**RECORDS:**
^^^^^^^^
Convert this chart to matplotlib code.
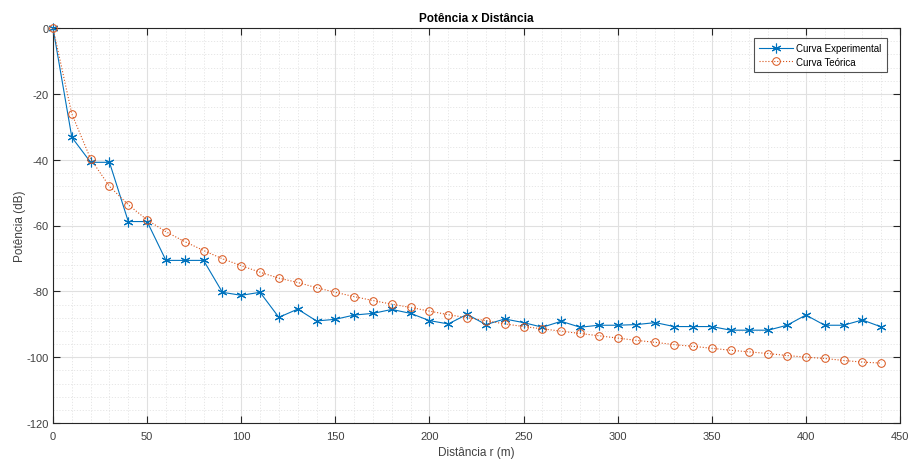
import matplotlib
matplotlib.use("Agg")
import matplotlib.pyplot as plt
from matplotlib.ticker import MultipleLocator

plt.rcParams['font.family'] = ['Liberation Sans', 'DejaVu Sans']
plt.rcParams['axes.unicode_minus'] = False

# Distances (m)
distancia = list(range(0, 450, 10))

# Measured power (dB)
potencia_exp = [0.0, -33.2, -40.8, -40.8, -58.8, -58.8, -70.6, -70.6, -70.6,
                -80.3, -81.2, -80.3, -87.9, -85.4, -89.0, -88.5, -87.2, -86.7,
                -85.5, -86.7, -88.9, -89.9, -87.0, -90.1, -88.4, -89.5, -90.9,
                -89.1, -90.9, -90.3, -90.3, -90.1, -89.5, -90.7, -90.7, -90.7,
                -91.8, -91.8, -91.8, -90.3, -87.2, -90.3, -90.3, -88.7, -90.8]

# Theoretical power (dB)
potencia_teo = [0.0, -26.1, -39.8, -48.1, -53.7, -58.3, -61.9, -64.9, -67.6,
                -70.1, -72.2, -74.2, -76.0, -77.3, -78.9, -80.3, -81.6, -82.8,
                -83.9, -84.9, -86.0, -87.1, -88.0, -88.9, -89.9, -90.7, -91.4,
                -92.1, -92.8, -93.5, -94.2, -94.9, -95.5, -96.2, -96.7, -97.3,
                -97.9, -98.4, -98.9, -99.5, -100.0, -100.4, -101.0, -101.5, -101.8]

azul = '#0072BD'
laranja = '#D95319'
cinza = '#262626'
texto = '#404040'

fig = plt.figure(figsize=(9.08, 4.6), dpi=100)
ax = fig.add_axes([53 / 908, 1 - 424 / 460, 847 / 908, 395 / 460])

# asterisk-shaped marker
asterisco = (6, 2, 0)

ax.plot(distancia, potencia_exp, color=azul, linestyle='-', linewidth=0.8,
        marker=asterisco, markersize=7, markeredgewidth=0.8,
        label='Curva Experimental', clip_on=False, zorder=3)
ax.plot(distancia, potencia_teo, color=laranja, linestyle=':', linewidth=0.8,
        marker='o', markersize=5.5, markerfacecolor='none', markeredgewidth=0.7,
        label='Curva Teórica', clip_on=False, zorder=3)

ax.set_xlim(0, 450)
ax.set_ylim(-120, 0)
ax.xaxis.set_major_locator(MultipleLocator(50))
ax.xaxis.set_minor_locator(MultipleLocator(10))
ax.yaxis.set_major_locator(MultipleLocator(20))
ax.yaxis.set_minor_locator(MultipleLocator(4))

ax.grid(which='major', color='#e0e0e0', linewidth=0.8, linestyle='-')
ax.grid(which='minor', color='#e3e3e3', linewidth=0.6, linestyle=(0, (1.5, 2)))
ax.set_axisbelow(True)

ax.tick_params(which='major', direction='in', length=5, width=0.8,
               top=True, right=True, color=cinza, labelcolor=texto,
               labelsize=8)
ax.tick_params(axis='x', which='major', pad=6)
ax.tick_params(axis='y', which='major', pad=3)
ax.tick_params(which='minor', length=0, top=True, right=True)
for s in ax.spines.values():
    s.set_color(cinza)
    s.set_linewidth(0.8)

ax.set_title('Potência x Distância', fontsize=8.5, fontweight='bold',
             color='black', pad=5)
ax.set_xlabel('Distância r (m)', fontsize=8.5, color=texto, labelpad=3.5)
ax.set_ylabel('Potência (dB)', fontsize=8.5, color=texto, labelpad=0.5)

leg = ax.legend(loc='upper right', fontsize=7, frameon=True, fancybox=False,
                edgecolor=cinza, bbox_to_anchor=(1 - 13 / 847, 1 - 10 / 395),
                borderaxespad=0, handlelength=3.4, handletextpad=0.4,
                borderpad=0.55, labelspacing=0.35)
leg.get_frame().set_linewidth(0.8)
leg.set_zorder(5)

fig.savefig('out.png', dpi=100, facecolor='white')
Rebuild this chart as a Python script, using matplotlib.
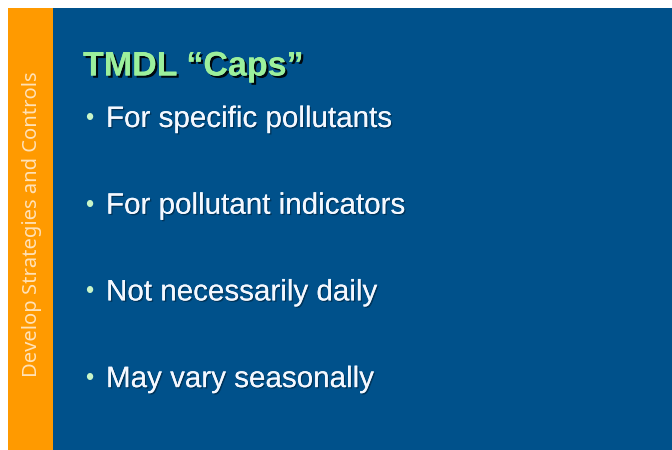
^^^^^^^^
**WHAT IS EXPECTED:** Repeat, with no pictures, each line from the beginning of the data through the line containing "distancia = list(range(0, 450, 10))", inclusive.

**EXERCISE OUTPUT:**
Convert this chart to matplotlib code.
import matplotlib
matplotlib.use("Agg")
import matplotlib.pyplot as plt
from matplotlib.ticker import MultipleLocator

plt.rcParams['font.family'] = ['Liberation Sans', 'DejaVu Sans']
plt.rcParams['axes.unicode_minus'] = False

# Distances (m)
distancia = list(range(0, 450, 10))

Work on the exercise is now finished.